Xpeng shares were down after the company reported earnings that missed expectations and forecast a plunge in car sales.
Xpeng’s revenue in the first quarter plunged 50% year-on-year to 4.03 billion Chinese yuan ($571.6 million).
Xpeng has been hurt by a tough macroeconomic situation in China as well as rising competition from Tesla, BYD and electric car startups.
Chinese Tesla rival shares dive 11% after it forecasts a plunge in car deliveries
Shares of Chinese electric vehicle firm Xpeng dropped on Wednesday after the company reported earnings that missed expectations and forecast a plunge in car sales.

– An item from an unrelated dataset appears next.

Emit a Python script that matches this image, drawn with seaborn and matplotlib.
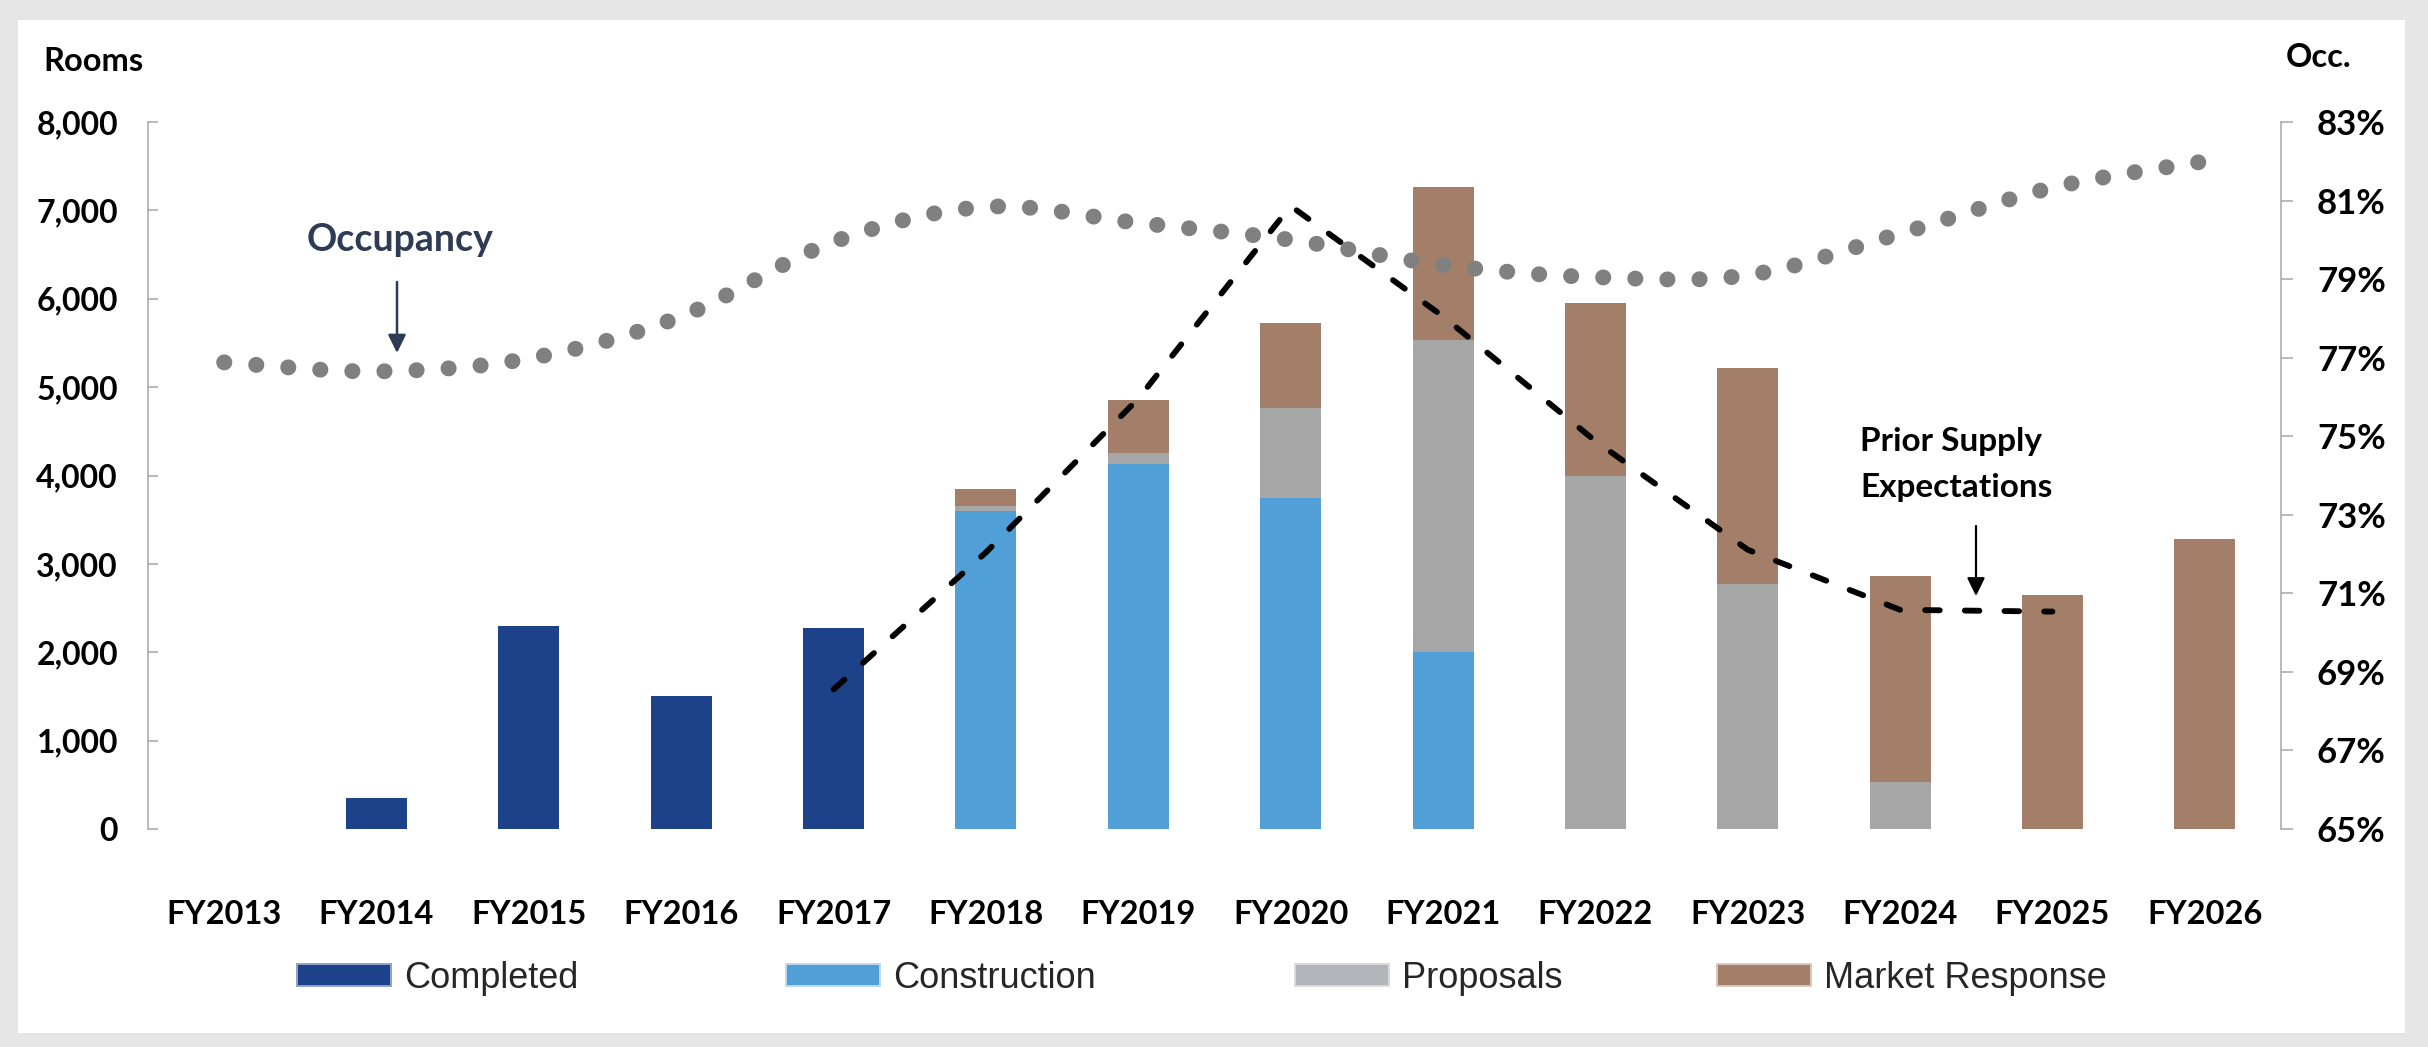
import numpy as np
import matplotlib
matplotlib.use("Agg")
import matplotlib.pyplot as plt
import seaborn as sns
from matplotlib.path import Path
from matplotlib.patches import PathPatch, Rectangle, Patch
from matplotlib.ticker import FuncFormatter, FixedLocator

# ---------------- data ----------------
years = ["FY2013", "FY2014", "FY2015", "FY2016", "FY2017", "FY2018", "FY2019",
         "FY2020", "FY2021", "FY2022", "FY2023", "FY2024", "FY2025", "FY2026"]
completed = [0, 350, 2300, 1500, 2270, 0, 0, 0, 0, 0, 0, 0, 0, 0]
construction = [0, 0, 0, 0, 0, 3600, 4130, 3750, 2000, 0, 0, 0, 0, 0]
proposals = [0, 0, 0, 0, 0, 55, 120, 1010, 3530, 3990, 2770, 530, 0, 0]
market_response = [0, 0, 0, 0, 0, 190, 600, 970, 1730, 1960, 2450, 2330, 2650, 3280]
prior_supply = [np.nan, np.nan, np.nan, np.nan, 1580, 3130, 4870, 7050, 5800,
                4390, 3160, 2480, 2460, np.nan]
occupancy = [76.88, 76.65, 76.98, 78.05, 79.95, 80.84, 80.43, 80.0, 79.36,
             79.05, 79.1, 80.16, 81.33, 82.0]
series_names = ["Completed", "Construction", "Proposals", "Market Response"]
rooms_ticks = [0, 1000, 2000, 3000, 4000, 5000, 6000, 7000, 8000]
occ_ticks = [65, 67, 69, 71, 73, 75, 77, 79, 81, 83]

# ---------------- style ----------------
C_COMP = "#1d4289"
C_CONS = "#509fd6"
C_PROP = "#a6a6a6"
C_MKT = "#a37f69"
C_OCC = "#808080"
C_AXIS = "#a6a6a6"
C_NAVY = "#2e3b55"

sns.set_style("white")
plt.rcParams["font.family"] = ["Lato", "DejaVu Sans"]
plt.rcParams["font.weight"] = "bold"

W, H = 2428, 1047
fig = plt.figure(figsize=(W / 100, H / 100), dpi=100, facecolor="#e6e6e6")


def fx(px):
    return px / W


def fy(py):
    return 1 - py / H


# white panel
fig.add_artist(Rectangle((fx(18), fy(1033)), fx(2405) - fx(18), fy(20) - fy(1033),
                         transform=fig.transFigure, facecolor="white",
                         edgecolor="none", zorder=-10))

ax = fig.add_axes([fx(148), fy(829), fx(2281) - fx(148), fy(122) - fy(829)])
ax.set_facecolor("none")

n = len(years)
comp = np.array(completed, float)
cons = np.array(construction, float)
prop = np.array(proposals, float)
mkt = np.array(market_response, float)
layers = [
    (comp + cons + prop + mkt, C_MKT),
    (comp + cons + prop, C_PROP),
    (comp + cons, C_CONS),
    (comp, C_COMP),
]
for heights, col in layers:
    sns.barplot(x=years, y=heights, color=col, width=0.4, saturation=1,
                linewidth=0, errorbar=None, ax=ax)

# prior supply expectations dashed line (rooms axis)
sns.lineplot(x=np.arange(n), y=prior_supply, ax=ax, color="black",
             linewidth=4.2, linestyle=(0, (2.5, 4.3)), dash_capstyle="round",
             legend=False)

ax.set_xlim(-0.5, n - 0.5)
ax.set_ylim(0, 8000)
ax.set_xticks(range(n))
ax.set_xticklabels(years)
ax.yaxis.set_major_locator(FixedLocator(rooms_ticks))
ax.yaxis.set_major_formatter(FuncFormatter(lambda v, p: f"{int(v):,}"))
ax.set_xlabel("")
ax.set_ylabel("")
for s in ["top", "right", "bottom"]:
    ax.spines[s].set_visible(False)
ax.spines["left"].set_color(C_AXIS)
ax.spines["left"].set_linewidth(1.1)
ax.tick_params(axis="y", direction="in", length=7, width=1.1, color=C_AXIS,
               pad=21.6, labelsize=23, labelcolor="black")
ax.tick_params(axis="x", length=0, pad=51, labelsize=23.5, labelcolor="black")

# occupancy axis
ax2 = ax.twinx()
ax2.set_facecolor("none")
ax2.set_ylim(65, 83)
ax2.yaxis.set_major_locator(FixedLocator(occ_ticks))
ax2.yaxis.set_major_formatter(FuncFormatter(lambda v, p: f"{int(round(v))}%"))
for s in ["top", "left", "bottom"]:
    ax2.spines[s].set_visible(False)
ax2.spines["right"].set_color(C_AXIS)
ax2.spines["right"].set_linewidth(1.1)
ax2.tick_params(axis="y", direction="out", length=8.6, width=1.1, color=C_AXIS,
                pad=17.3, labelsize=25, labelcolor="black")

# smooth occupancy curve (Bezier through the data points), round-dot style
xs = np.arange(n, dtype=float)
ys = np.array(occupancy, float)
verts = [(xs[0], ys[0])]
codes = [Path.MOVETO]
for i in range(n - 1):
    p0 = np.array([xs[max(i - 1, 0)], ys[max(i - 1, 0)]])
    p1 = np.array([xs[i], ys[i]])
    p2 = np.array([xs[i + 1], ys[i + 1]])
    p3 = np.array([xs[min(i + 2, n - 1)], ys[min(i + 2, n - 1)]])
    c1 = p1 + (p2 - p0) / 6
    c2 = p2 - (p3 - p1) / 6
    verts += [tuple(c1), tuple(c2), tuple(p2)]
    codes += [Path.CURVE4] * 3
ax2.add_patch(PathPatch(Path(verts, codes), fill=False, edgecolor=C_OCC,
                        linewidth=11.5, linestyle=(0, (0.01, 2.0)),
                        capstyle="round"))

# axis titles
fig.text(fx(43), fy(71), "Rooms", ha="left", va="baseline", fontsize=23.5,
         fontweight="bold", color="black")
fig.text(fx(2286), fy(66.5), "Occ.", ha="left", va="baseline", fontsize=23.5,
         fontweight="bold", color="black")

# annotations
fig.text(fx(400), fy(251), "Occupancy", ha="center", va="baseline", fontsize=27,
         fontweight="bold", color=C_NAVY)
ax.annotate("", xy=(fx(397), fy(353)), xytext=(fx(397), fy(282)),
            xycoords="figure fraction", textcoords="figure fraction",
            arrowprops=dict(arrowstyle="-|>,head_length=0.55,head_width=0.27",
                            mutation_scale=20, lw=1.8, color=C_NAVY,
                            shrinkA=0, shrinkB=0))
fig.text(fx(1860), fy(451.5), "Prior Supply", ha="left", va="baseline",
         fontsize=24, fontweight="bold", color="black")
fig.text(fx(1860), fy(496.5), "Expectations", ha="left", va="baseline",
         fontsize=24, fontweight="bold", color="black")
ax.annotate("", xy=(fx(1976), fy(596)), xytext=(fx(1976), fy(526)),
            xycoords="figure fraction", textcoords="figure fraction",
            arrowprops=dict(arrowstyle="-|>,head_length=0.55,head_width=0.27",
                            mutation_scale=20, lw=1.6, color="black",
                            shrinkA=0, shrinkB=0))

# legend: four entries at Excel-like positions
leg_specs = [
    (series_names[0], C_COMP, "#8fa3c8", 297),
    (series_names[1], C_CONS, "#b9daf0", 786),
    (series_names[2], "#b1b5b9", "#d8dadc", 1295),
    (series_names[3], C_MKT, "#dcc9bd", 1717),
]
for name, face, edge, x0 in leg_specs:
    h = Patch(facecolor=face, edgecolor=edge, linewidth=1.4)
    fig.legend(handles=[h], labels=[name], loc="center left",
               bbox_to_anchor=(fx(x0), fy(978)), frameon=False, borderpad=0,
               borderaxespad=0, handlelength=2.6, handleheight=0.55,
               handletextpad=0.36,
               prop={"family": ["Liberation Sans", "DejaVu Sans"],
                     "weight": "normal", "size": 26})

fig.savefig("out.png", dpi=100, facecolor=fig.get_facecolor())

Here’s how the company did versus Refinitiv consensus estimates for the first quarter:
Revenue: 4.03 billion Chinese yuan ($571.6 million) versus 5.19 billion yuan expected. That represents a 50% year-on-year plunge.
Net loss: 2.34 billion billion yuan versus 1.9 billion expected. That was wider than the 1.7 billion yuan loss reported in the same quarter in 2022.
Xpeng forecast deliveries of its vehicles to be between 21,000 and 22,000 in the second quarter, representing a year-over-year decrease of between 36.1% to 39.0%.
Xpeng has been hurt by a number of factors in its home market of China. The country abruptly scrapped its strict Covid-19 control measures in December. However, China’s economic recovery has been uneven with mixed data. That has weighed on consumer spending.
Tesla has been cutting prices in China to spur demand which has also weighed on Xpeng’s competitiveness.
Xpeng is gearing up to launch its new sports utility vehicle this year called the G6 in a bid to revive sales and its brand image.